_Goal_. Repeat the data word for word. Do not include the pictures.

_Information supplied_.
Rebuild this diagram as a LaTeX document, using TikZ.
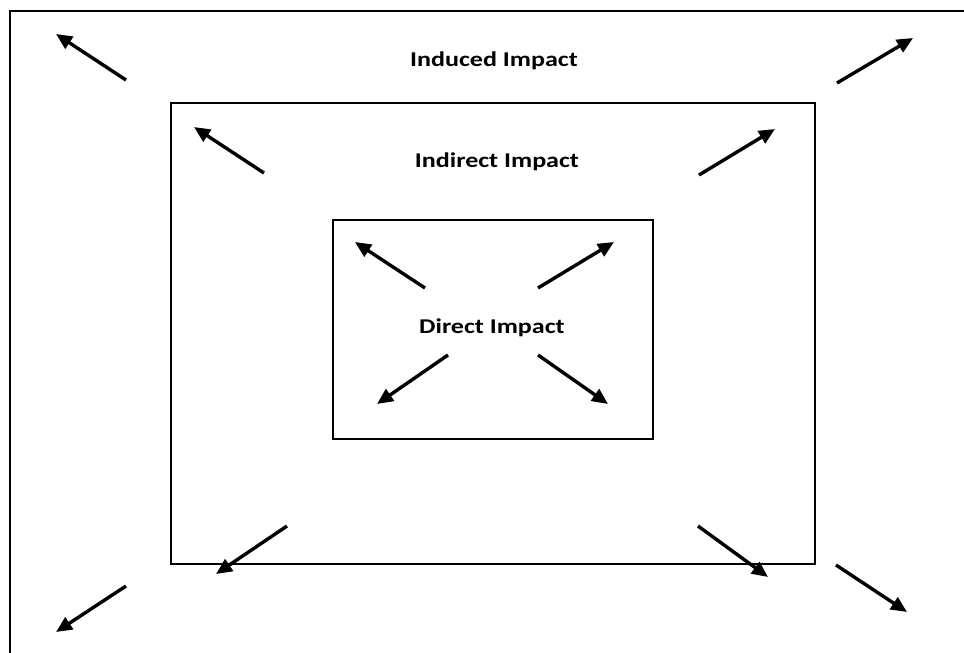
\documentclass[tikz,border=0pt]{standalone}
\usepackage{fontspec}
\setmainfont{Carlito}
\usetikzlibrary{arrows.meta}
\begin{document}
\begin{tikzpicture}[x=1pt,y=-1pt,
  frame/.style={draw=black,line width=2.6pt},
  arr/.style={line width=3.4pt,-{Triangle[length=16pt,width=14pt]}},
  lbl/.style={font=\fontsize{21}{25}\selectfont\bfseries,inner sep=0pt,xscale=1.24,transform shape}]
\useasboundingbox (0,0) rectangle (964,653);
% outer frame (partially cropped)
\coordinate (oa) at (10,653);
\coordinate (ob) at (10,11);
\coordinate (oc) at (964,11);
\draw[frame] (oa) -- (ob) -- (oc);
% middle and inner frames
\node[frame,minimum width=644pt,minimum height=461pt,inner sep=0pt] (mid) at (493,333.5) {};
\node[frame,minimum width=320pt,minimum height=219pt,inner sep=0pt] (inn) at (493,329.5) {};
% labels
\node[lbl] (induced) at (494,61) {Induced Impact};
\node[lbl] (indirect) at (497,162) {Indirect Impact};
\node[lbl] (direct) at (492,328) {Direct Impact};
% outer arrows
\coordinate (o1t) at (126,80);  \coordinate (o1h) at (56,34);
\coordinate (o2t) at (837,83);  \coordinate (o2h) at (913,38);
\coordinate (o3t) at (126,586); \coordinate (o3h) at (56,632);
\coordinate (o4t) at (836,565); \coordinate (o4h) at (907,612);
\draw[arr] (o1t) -- (o1h);
\draw[arr] (o2t) -- (o2h);
\draw[arr] (o3t) -- (o3h);
\draw[arr] (o4t) -- (o4h);
% middle arrows
\coordinate (m1t) at (264,173); \coordinate (m1h) at (194,127);
\coordinate (m2t) at (699,175); \coordinate (m2h) at (775,129);
\coordinate (m3t) at (287,526); \coordinate (m3h) at (216,574);
\coordinate (m4t) at (698,526); \coordinate (m4h) at (768,577);
\draw[arr] (m1t) -- (m1h);
\draw[arr] (m2t) -- (m2h);
\draw[arr] (m3t) -- (m3h);
\draw[arr] (m4t) -- (m4h);
% inner arrows
\coordinate (i1t) at (425,288); \coordinate (i1h) at (355,242);
\coordinate (i2t) at (538,288); \coordinate (i2h) at (614,242);
\coordinate (i3t) at (448,355); \coordinate (i3h) at (377,404);
\coordinate (i4t) at (538,355); \coordinate (i4h) at (608,404);
\draw[arr] (i1t) -- (i1h);
\draw[arr] (i2t) -- (i2h);
\draw[arr] (i3t) -- (i3h);
\draw[arr] (i4t) -- (i4h);
\end{tikzpicture}
\end{document}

_Exercise result_.
Rebuild this diagram as a LaTeX document, using TikZ.
\documentclass[tikz,border=0pt]{standalone}
\usepackage{fontspec}
\setmainfont{Carlito}
\usetikzlibrary{arrows.meta}
\begin{document}
\begin{tikzpicture}[x=1pt,y=-1pt,
  frame/.style={draw=black,line width=2.6pt},
  arr/.style={line width=3.4pt,-{Triangle[length=16pt,width=14pt]}},
  lbl/.style={font=\fontsize{21}{25}\selectfont\bfseries,inner sep=0pt,xscale=1.24,transform shape}]
\useasboundingbox (0,0) rectangle (964,653);
% outer frame (partially cropped)
\coordinate (oa) at (10,653);
\coordinate (ob) at (10,11);
\coordinate (oc) at (964,11);
\draw[frame] (oa) -- (ob) -- (oc);
% middle and inner frames
\node[frame,minimum width=644pt,minimum height=461pt,inner sep=0pt] (mid) at (493,333.5) {};
\node[frame,minimum width=320pt,minimum height=219pt,inner sep=0pt] (inn) at (493,329.5) {};
% labels
\node[lbl] (induced) at (494,61) {Induced Impact};
\node[lbl] (indirect) at (497,162) {Indirect Impact};
\node[lbl] (direct) at (492,328) {Direct Impact};
% outer arrows
\coordinate (o1t) at (126,80);  \coordinate (o1h) at (56,34);
\coordinate (o2t) at (837,83);  \coordinate (o2h) at (913,38);
\coordinate (o3t) at (126,586); \coordinate (o3h) at (56,632);
\coordinate (o4t) at (836,565); \coordinate (o4h) at (907,612);
\draw[arr] (o1t) -- (o1h);
\draw[arr] (o2t) -- (o2h);
\draw[arr] (o3t) -- (o3h);
\draw[arr] (o4t) -- (o4h);
% middle arrows
\coordinate (m1t) at (264,173); \coordinate (m1h) at (194,127);
\coordinate (m2t) at (699,175); \coordinate (m2h) at (775,129);
\coordinate (m3t) at (287,526); \coordinate (m3h) at (216,574);
\coordinate (m4t) at (698,526); \coordinate (m4h) at (768,577);
\draw[arr] (m1t) -- (m1h);
\draw[arr] (m2t) -- (m2h);
\draw[arr] (m3t) -- (m3h);
\draw[arr] (m4t) -- (m4h);
% inner arrows
\coordinate (i1t) at (425,288); \coordinate (i1h) at (355,242);
\coordinate (i2t) at (538,288); \coordinate (i2h) at (614,242);
\coordinate (i3t) at (448,355); \coordinate (i3h) at (377,404);
\coordinate (i4t) at (538,355); \coordinate (i4h) at (608,404);
\draw[arr] (i1t) -- (i1h);
\draw[arr] (i2t) -- (i2h);
\draw[arr] (i3t) -- (i3h);
\draw[arr] (i4t) -- (i4h);
\end{tikzpicture}
\end{document}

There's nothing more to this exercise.